Right there, at that moment, God the Father put our baggage behind us and onto His Son. He brought him out of hiding. His Son fulfills all righteousness, even as he receives a washing that explicitly requires unrighteousness. And it’s all in the context of baptism. Some use this text to prove that baptism is just a symbol, “water baptism,” and we need look beyond it to a baptism by the Holy Spirit. But that’s not how John or Jesus talk. At the end of Mark Jesus says, “Whoever believes and is baptized will be saved.”

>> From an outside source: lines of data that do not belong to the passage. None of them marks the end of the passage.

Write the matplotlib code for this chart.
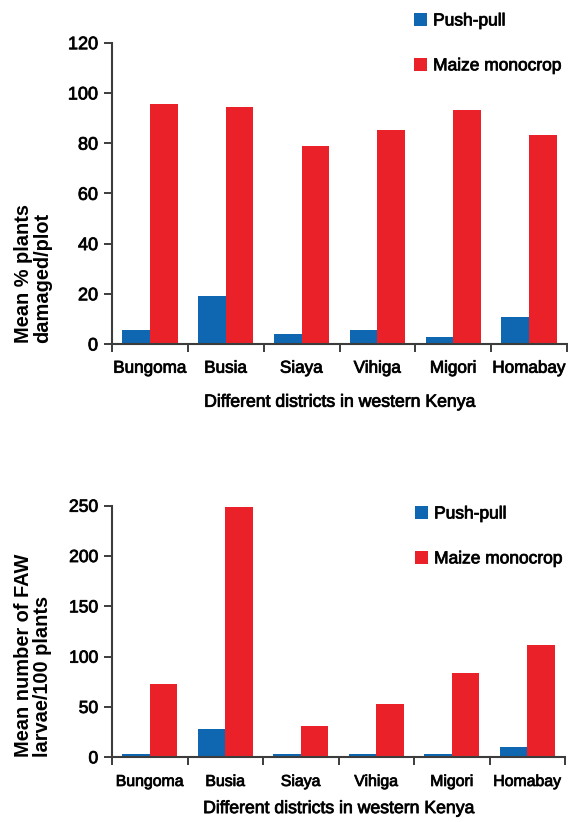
import numpy as np
import matplotlib
matplotlib.use("Agg")
import matplotlib.pyplot as plt
import matplotlib.patheffects as pe

plt.rcParams['font.family'] = ['Liberation Sans', 'DejaVu Sans']

districts = ['Bungoma', 'Busia', 'Siaya', 'Vihiga', 'Migori', 'Homabay']
series_names = ['Push-pull', 'Maize monocrop']

# mean % plants damaged per plot
damage_pushpull = [5.6, 19.1, 4.0, 5.6, 2.8, 10.8]
damage_monocrop = [95.6, 94.4, 78.9, 85.3, 93.2, 83.3]

# mean number of FAW larvae per 100 plants
larvae_pushpull = [3.3, 28.1, 3.0, 3.0, 3.0, 10.2]
larvae_monocrop = [72.8, 248.8, 31.1, 53.0, 83.8, 111.6]

blue = '#0f66b1'
red = '#eb2129'
axis_col = '#3c3c3c'
heavy = [pe.withStroke(linewidth=0.6, foreground='#111111')]

fig = plt.figure(figsize=(5.68, 8.22), dpi=100)

def draw_panel(rect, pp, mono, ymax, ystep, ylabel, ylab_pos, leg_anchor,
               xt_size, yt_size, xlab_pad):
    ax = fig.add_axes(rect)
    x = np.arange(len(districts))
    w = 0.365
    b1 = ax.bar(x - w / 2, pp, w, color=blue, label=series_names[0])
    b2 = ax.bar(x + w / 2, mono, w, color=red, label=series_names[1])
    ax.set_xlim(-0.5, len(districts) - 0.5)
    ax.set_ylim(0, ymax)
    ax.set_yticks(np.arange(0, ymax + 1, ystep))
    # ticks at group boundaries, names at group centres
    ax.set_xticks(np.arange(-0.5, len(districts), 1.0))
    ax.set_xticklabels([])
    ax.set_xticks(x, minor=True)
    ax.set_xticklabels(districts, minor=True, fontsize=xt_size)
    ax.tick_params(axis='x', which='major', direction='out', length=5.5, width=1.4, color=axis_col)
    ax.tick_params(axis='x', which='minor', length=0, pad=12)
    ax.tick_params(axis='y', direction='out', length=6, width=1.4, color=axis_col,
                   labelsize=yt_size, pad=4)
    for s in ['top', 'right']:
        ax.spines[s].set_visible(False)
    for s in ['left', 'bottom']:
        ax.spines[s].set_color(axis_col)
        ax.spines[s].set_linewidth(1.5)
    ax.set_xlabel('Different districts in western Kenya', fontsize=12.7, labelpad=xlab_pad)
    fig.text(ylab_pos[0], ylab_pos[1], ylabel, rotation=90, ha='center', va='bottom',
             multialignment='left', fontsize=14.4, fontweight='bold', linespacing=1.05)
    leg = ax.legend(handles=[b1, b2], loc='upper left', bbox_to_anchor=leg_anchor,
                    bbox_transform=fig.transFigure, frameon=False, fontsize=12.5,
                    handlelength=0.75, handleheight=0.75, handletextpad=0.35,
                    labelspacing=1.7, borderpad=0, borderaxespad=0)
    texts = ax.get_xticklabels(minor=True) + ax.get_yticklabels() + leg.get_texts()
    texts.append(ax.xaxis.label)
    for t in texts:
        t.set_path_effects(heavy)
    return ax

draw_panel([112 / 568, 1 - 344 / 822, 455 / 568, 301.3 / 822],
           damage_pushpull, damage_monocrop, 120, 20,
           'Mean % plants\ndamaged/plot', (33 / 568, 1 - 343 / 822),
           (414 / 568, 1 - 13 / 822), 12.3, 13, 13)

draw_panel([112 / 568, 1 - 757.3 / 822, 453 / 568, 251.6 / 822],
           larvae_pushpull, larvae_monocrop, 250, 50,
           'Mean number of FAW\nlarvae/100 plants', (33 / 568, 1 - 757 / 822),
           (415 / 568, 1 - 506 / 822), 11.4, 12.6, 8)

fig.savefig('out.png', dpi=100)
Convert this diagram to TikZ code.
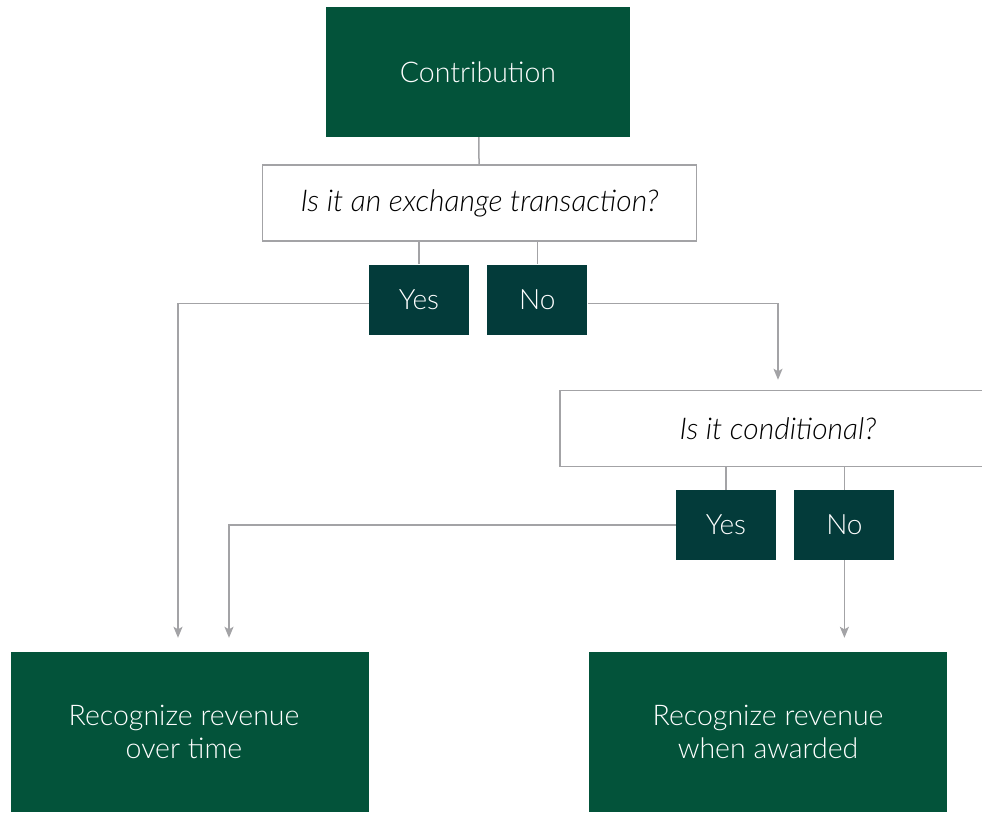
\documentclass[tikz,border=0pt]{standalone}
\usepackage{fontspec}
\IfFontExistsTF{Lato Light}{\setmainfont{Lato Light}}{\setmainfont{Lato}}
\usepackage{xcolor}
\usepackage{tikz}
\usetikzlibrary{arrows.meta,positioning}

\definecolor{boxgreen}{HTML}{03533A}
\definecolor{ansteal}{HTML}{033B3A}
\definecolor{linegray}{HTML}{A3A3A6}

\begin{document}
\begin{tikzpicture}[x=1pt, y=-1pt,
  mainbox/.style={fill=boxgreen, text=white, inner sep=0pt, align=center, font=\fontsize{28.5}{33}\selectfont},
  question/.style={draw=linegray, line width=1.5pt, fill=white, inner sep=0pt, minimum width=434pt, minimum height=76pt, font=\fontsize{30}{33}\selectfont\itshape},
  answer/.style={fill=ansteal, text=white, inner sep=0pt, minimum width=100pt, minimum height=70pt, font=\fontsize{28}{33}\selectfont},
  link/.style={draw=linegray, line width=1.5pt},
  arrow/.style={link, -{Stealth[length=11pt, width=9pt, inset=2.5pt]}, shorten >=14pt},
]
\useasboundingbox (0,0) rectangle (982,812);

% top of the tree
\node[mainbox, minimum width=304pt, minimum height=130pt] (contrib) at (478,72) {Contribution};
\node[question] (exchange) at (479.5,203) {Is it an exchange transaction?};
\node[answer] (yes1) at (419,299.5) {Yes};
\node[answer, right=18pt of yes1] (no1) {No};

% second question
\node[question, minimum width=436pt] (cond) at (778,428.5) {Is it conditional?};
\node[answer] (yes2) at (726,525) {Yes};
\node[answer, right=18pt of yes2] (no2) {No};

% outcomes
\node[mainbox, minimum width=358pt, minimum height=160pt] (overtime) at (190,732) {Recognize revenue\hspace*{12pt}\\over time\hspace*{12pt}};
\node[mainbox, minimum width=358pt, minimum height=160pt] (awarded) at (768,732) {Recognize revenue\\when awarded};

\draw[link] (contrib) -- (exchange);
\draw[link] (exchange.south -| yes1) -- (yes1);
\draw[link] (exchange.south -| no1) -- (no1);
\draw[link] (cond.south -| yes2) -- (yes2);
\draw[link] (cond.south -| no2) -- (no2);

\draw[arrow] ([yshift=-4pt]yes1.west) -| ([xshift=-12pt]overtime.north);
\draw[arrow, shorten >=10pt] ([yshift=-4pt]no1.east) -| (cond.north);
\draw[arrow] (yes2.west) -| ([xshift=39pt]overtime.north);
\draw[arrow] (no2.south) -- (no2.south |- awarded.north);

\end{tikzpicture}
\end{document}
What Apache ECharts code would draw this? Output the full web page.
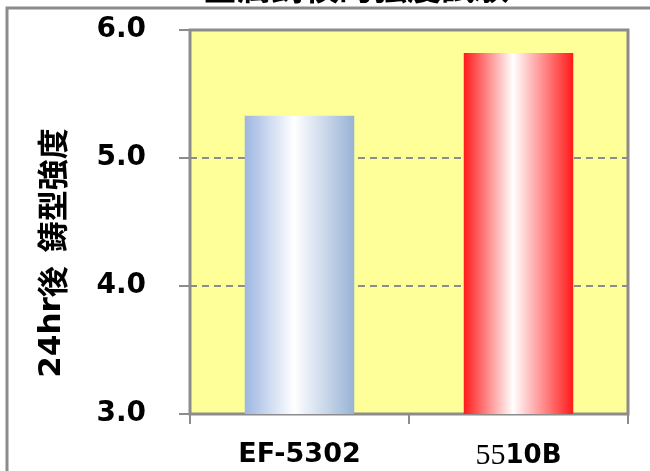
<!DOCTYPE html>
<html>
<head>
<meta charset="utf-8">
<script src="https://cdn.jsdelivr.net/npm/echarts@6/dist/echarts.min.js"></script>
<style>
html,body{margin:0;padding:0;background:#fff;}
#chart{width:650px;height:471px;}
</style>
</head>
<body>
<div id="chart"></div>
<script>
// Mold strength after 24 hours, two products
const categories = ['EF-5302', '5510B'];
const strengthValues = [5.33, 5.82];
const yTicks = [3.0, 4.0, 5.0, 6.0];
const chartTitle = '金属鋳模的強度試験';
const yAxisNameLatin = '24hr';
const yAxisNameCjk = ['後', '鋳型強度'];

const barGradients = [
  ['#9db6e2', '#ffffff', '#98b3d6'],
  ['#ff1a1a', '#ffffff', '#ff1a1a']
];

function gradient(stops) {
  return new echarts.graphic.LinearGradient(0, 0, 1, 0, [
    { offset: 0, color: stops[0] },
    { offset: 0.45, color: stops[1] },
    { offset: 1, color: stops[2] }
  ]);
}

const chart = echarts.init(document.getElementById('chart'), null, { renderer: 'canvas' });

const option = {
  animation: false,
  backgroundColor: '#ffffff',
  graphic: [
    {
      type: 'rect',
      shape: { x: 7, y: 8, width: 700, height: 520 },
      style: { fill: 'none', stroke: '#8c8c8c', lineWidth: 3 },
      z: 0
    },
    {
      type: 'text',
      left: 203,
      top: -30,
      style: {
        text: chartTitle,
        font: 'bold 34px "Noto Sans CJK JP"',
        fill: '#000'
      },
      z: 10
    },
    {
      // vertical value-axis title
      type: 'text',
      x: 52,
      y: 253,
      rotation: Math.PI / 2,
      style: {
        text: '{l|' + yAxisNameLatin + '}{c|' + yAxisNameCjk[0] + '}{g| }{c|' + yAxisNameCjk[1] + '}',
        align: 'center',
        verticalAlign: 'middle',
        rich: {
          l: { fontFamily: 'DejaVu Sans', fontWeight: 'bold', fontSize: 31, fill: '#000' },
          c: { fontFamily: 'Noto Sans CJK JP', fontWeight: 'bold', fontSize: 31, fill: '#000' },
          g: { fontFamily: 'DejaVu Sans', fontSize: 31, width: 14 }
        }
      },
      z: 10
    }
  ],
  grid: {
    left: 190,
    right: 22,
    top: 30,
    bottom: 57,
    show: true,
    backgroundColor: '#ffff99',
    borderColor: '#8c8c8c',
    borderWidth: 3
  },
  xAxis: {
    type: 'category',
    data: categories,
    boundaryGap: true,
    axisLine: { lineStyle: { color: '#8c8c8c', width: 2 } },
    axisTick: { show: true, length: 10, alignWithLabel: false, lineStyle: { color: '#8c8c8c', width: 2 } },
    axisLabel: {
      interval: 0,
      margin: 27,
      fontSize: 27,
      fontWeight: 'bold',
      fontFamily: 'DejaVu Sans',
      color: '#000',
      formatter: function (v) {
        if (v === '5510B') return '{s|55}{b|10B}';
        return v;
      },
      rich: {
        s: { fontFamily: 'Liberation Serif', fontWeight: 'normal', fontSize: 30, color: '#000' },
        b: { fontFamily: 'DejaVu Sans', fontWeight: 'bold', fontSize: 26, color: '#000' }
      }
    }
  },
  yAxis: {
    type: 'value',
    min: yTicks[0],
    max: yTicks[yTicks.length - 1],
    interval: 1,
    axisLine: { show: true, lineStyle: { color: '#8c8c8c', width: 2 } },
    axisTick: { show: true, length: 11, lineStyle: { color: '#8c8c8c', width: 2 } },
    axisLabel: {
      margin: 44,
      fontSize: 28,
      fontWeight: 'bold',
      fontFamily: 'DejaVu Sans',
      color: '#000',
      formatter: function (v) { return v.toFixed(1); }
    },
    splitLine: { show: true, lineStyle: { color: '#8c8c8c', type: [7, 5], width: 2 } }
  },
  series: [
    {
      type: 'bar',
      barWidth: '50%',
      data: strengthValues.map(function (v, i) {
        return { value: v, itemStyle: { color: gradient(barGradients[i]) } };
      }),
      z: 3
    }
  ]
};

chart.setOption(option);
</script>
</body>
</html>
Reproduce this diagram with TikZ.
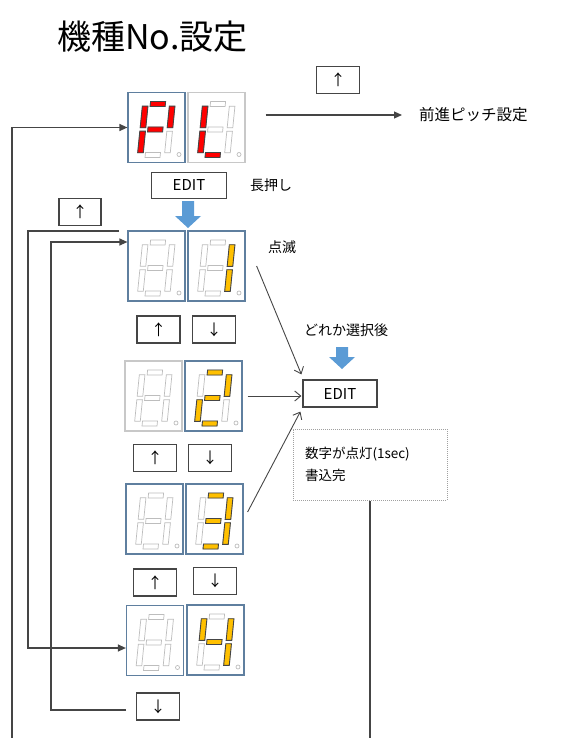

This is how God operates. It’s always been a means of grace thing with him, using instruments to deliver his gifts. From circumcision and the Passover in the Old Testament until today. This is how God operates. He delivers repentance and forgiveness. By a wild-eyed preacher crying out, “Repent!” and “The Lamb of God takes away the sins of the world!” By a water that cries out: “You are dirty and I must kill you!” By a food that cries out: “I must purge you and fill you!” Which in the end is always about what God wishes to deliver: the forgiveness of sins. The one thing that the Christian Church has and no one else can offer: Jesus, who won and accomplished the treasure of God by taking sins not only into the Jordan but onto the cross, shedding and pouring out his blood there, before seeing the light of life again and being satisfied that sins are paid for, death conquered, devil destroyed: resurrection: “We were therefore buried with him through baptism into death in order that, just as Christ was raised from the dead through the glory of the Father, we too may live a new life.”
So the crowds came to John, just as a young family comes today, to this water set apart and made holy by Jesus, who, as in everything, took this water upon himself for us, in our place, to make it not just a ritual or a gesture, but a gift from God, who, through Jesus, says in this very water, not just to Jesus, but to you, “You are my Son, whom I love, with you I am pleased.” Amen.